** Items from a data source **
------------------------------------

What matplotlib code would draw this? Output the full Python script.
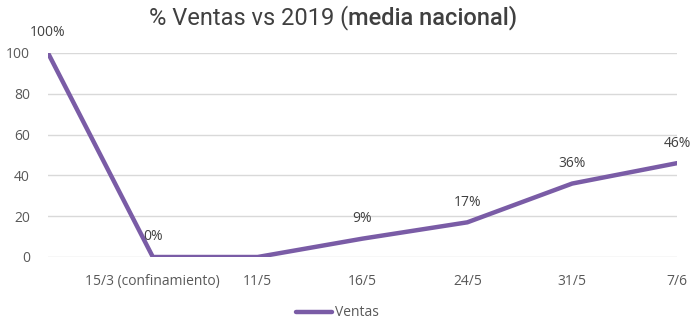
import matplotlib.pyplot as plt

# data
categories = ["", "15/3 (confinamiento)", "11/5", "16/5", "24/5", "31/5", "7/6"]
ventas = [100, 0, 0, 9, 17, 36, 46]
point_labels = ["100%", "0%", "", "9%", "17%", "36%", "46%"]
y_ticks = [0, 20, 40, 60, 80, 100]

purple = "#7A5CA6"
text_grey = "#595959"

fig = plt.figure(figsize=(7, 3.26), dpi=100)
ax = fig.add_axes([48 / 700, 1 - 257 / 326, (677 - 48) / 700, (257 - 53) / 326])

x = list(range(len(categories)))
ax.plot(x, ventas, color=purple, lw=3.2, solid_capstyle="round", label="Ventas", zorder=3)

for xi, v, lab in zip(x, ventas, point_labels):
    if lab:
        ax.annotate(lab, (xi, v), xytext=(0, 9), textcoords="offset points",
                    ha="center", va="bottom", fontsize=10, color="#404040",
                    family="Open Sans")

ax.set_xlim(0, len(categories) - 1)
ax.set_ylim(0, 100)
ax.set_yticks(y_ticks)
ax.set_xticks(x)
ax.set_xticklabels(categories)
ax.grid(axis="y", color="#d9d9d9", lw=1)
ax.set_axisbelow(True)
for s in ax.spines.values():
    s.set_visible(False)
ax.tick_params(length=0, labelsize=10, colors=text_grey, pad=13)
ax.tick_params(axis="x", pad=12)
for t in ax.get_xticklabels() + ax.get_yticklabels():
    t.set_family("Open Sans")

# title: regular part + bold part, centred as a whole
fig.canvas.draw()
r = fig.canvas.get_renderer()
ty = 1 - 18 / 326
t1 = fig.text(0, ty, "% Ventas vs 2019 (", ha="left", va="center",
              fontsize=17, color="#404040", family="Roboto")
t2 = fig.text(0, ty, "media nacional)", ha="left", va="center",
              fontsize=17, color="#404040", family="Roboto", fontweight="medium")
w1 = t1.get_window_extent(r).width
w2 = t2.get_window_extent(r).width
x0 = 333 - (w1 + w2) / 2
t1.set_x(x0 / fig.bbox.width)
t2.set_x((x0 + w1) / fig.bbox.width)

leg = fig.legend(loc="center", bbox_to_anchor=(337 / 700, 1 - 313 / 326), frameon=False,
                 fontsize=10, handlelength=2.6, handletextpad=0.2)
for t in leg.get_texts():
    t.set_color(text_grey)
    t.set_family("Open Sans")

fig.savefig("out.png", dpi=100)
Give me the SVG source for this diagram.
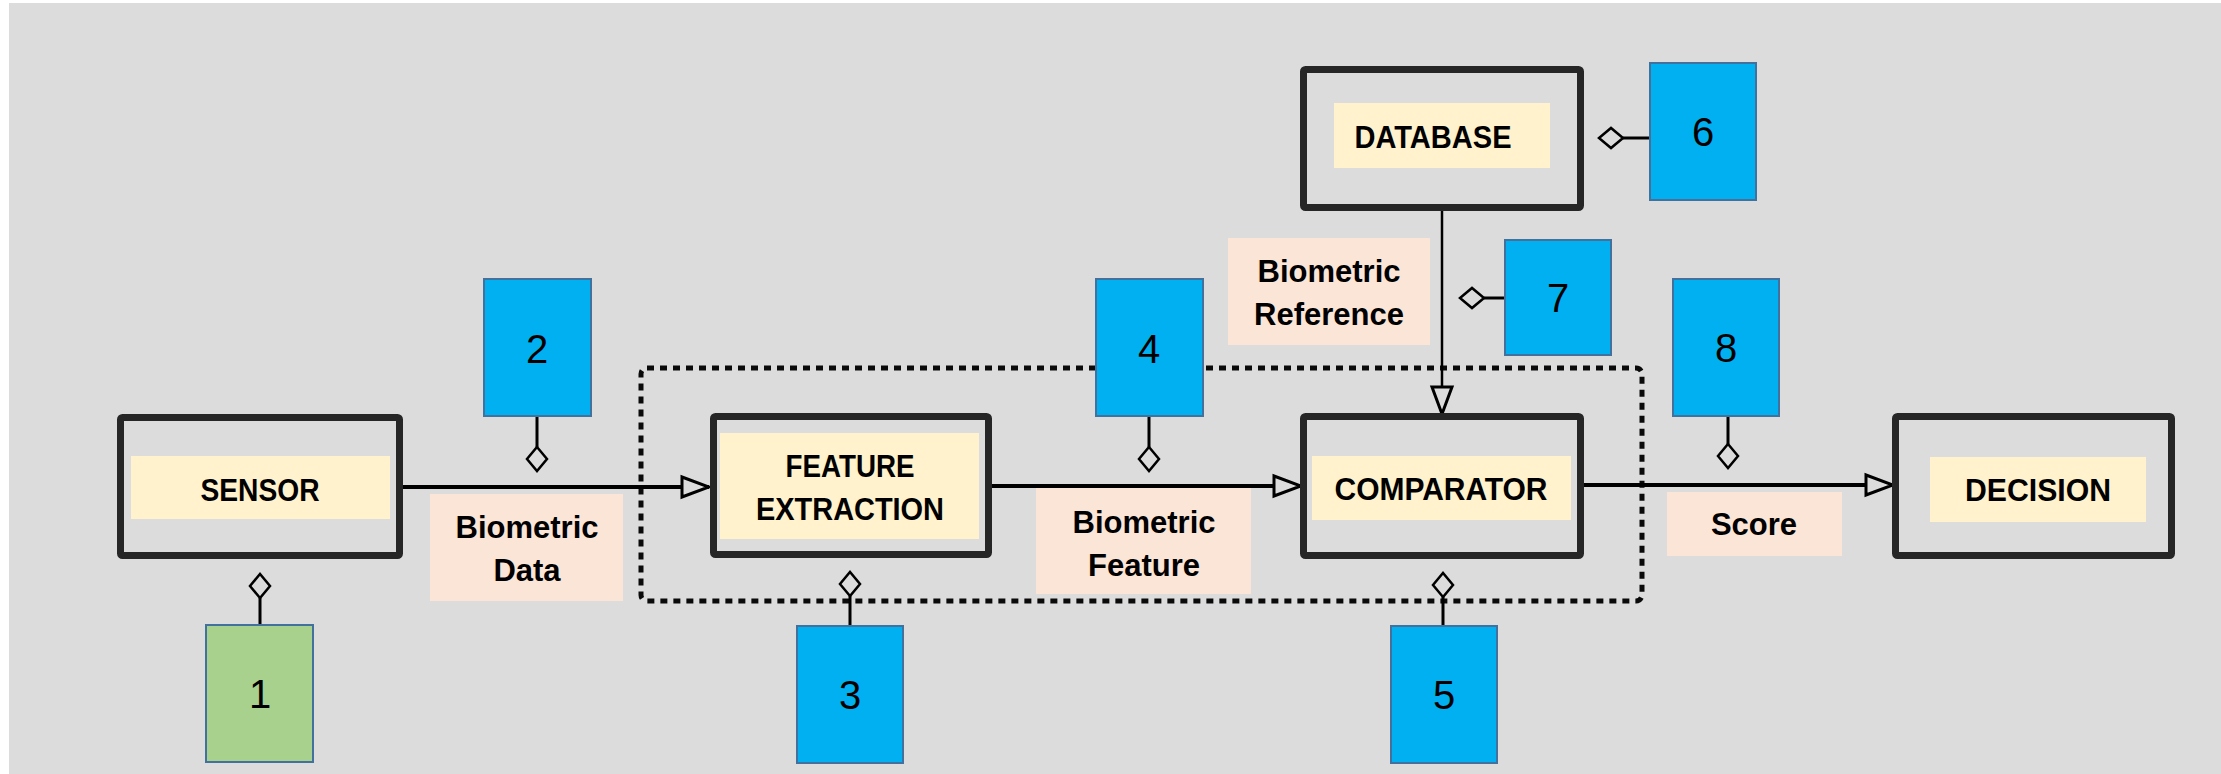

------------------------------------

** TASK BRIEF **
Using the data above, write out every line exactly, leaving the images behind.

** EXERCISE RESPONSE **
What matplotlib code would draw this? Output the full Python script.
import matplotlib.pyplot as plt

# data
categories = ["", "15/3 (confinamiento)", "11/5", "16/5", "24/5", "31/5", "7/6"]
ventas = [100, 0, 0, 9, 17, 36, 46]
point_labels = ["100%", "0%", "", "9%", "17%", "36%", "46%"]
y_ticks = [0, 20, 40, 60, 80, 100]

purple = "#7A5CA6"
text_grey = "#595959"

fig = plt.figure(figsize=(7, 3.26), dpi=100)
ax = fig.add_axes([48 / 700, 1 - 257 / 326, (677 - 48) / 700, (257 - 53) / 326])

x = list(range(len(categories)))
ax.plot(x, ventas, color=purple, lw=3.2, solid_capstyle="round", label="Ventas", zorder=3)

for xi, v, lab in zip(x, ventas, point_labels):
    if lab:
        ax.annotate(lab, (xi, v), xytext=(0, 9), textcoords="offset points",
                    ha="center", va="bottom", fontsize=10, color="#404040",
                    family="Open Sans")

ax.set_xlim(0, len(categories) - 1)
ax.set_ylim(0, 100)
ax.set_yticks(y_ticks)
ax.set_xticks(x)
ax.set_xticklabels(categories)
ax.grid(axis="y", color="#d9d9d9", lw=1)
ax.set_axisbelow(True)
for s in ax.spines.values():
    s.set_visible(False)
ax.tick_params(length=0, labelsize=10, colors=text_grey, pad=13)
ax.tick_params(axis="x", pad=12)
for t in ax.get_xticklabels() + ax.get_yticklabels():
    t.set_family("Open Sans")

# title: regular part + bold part, centred as a whole
fig.canvas.draw()
r = fig.canvas.get_renderer()
ty = 1 - 18 / 326
t1 = fig.text(0, ty, "% Ventas vs 2019 (", ha="left", va="center",
              fontsize=17, color="#404040", family="Roboto")
t2 = fig.text(0, ty, "media nacional)", ha="left", va="center",
              fontsize=17, color="#404040", family="Roboto", fontweight="medium")
w1 = t1.get_window_extent(r).width
w2 = t2.get_window_extent(r).width
x0 = 333 - (w1 + w2) / 2
t1.set_x(x0 / fig.bbox.width)
t2.set_x((x0 + w1) / fig.bbox.width)

leg = fig.legend(loc="center", bbox_to_anchor=(337 / 700, 1 - 313 / 326), frameon=False,
                 fontsize=10, handlelength=2.6, handletextpad=0.2)
for t in leg.get_texts():
    t.set_color(text_grey)
    t.set_family("Open Sans")

fig.savefig("out.png", dpi=100)
Give me the SVG source for this diagram.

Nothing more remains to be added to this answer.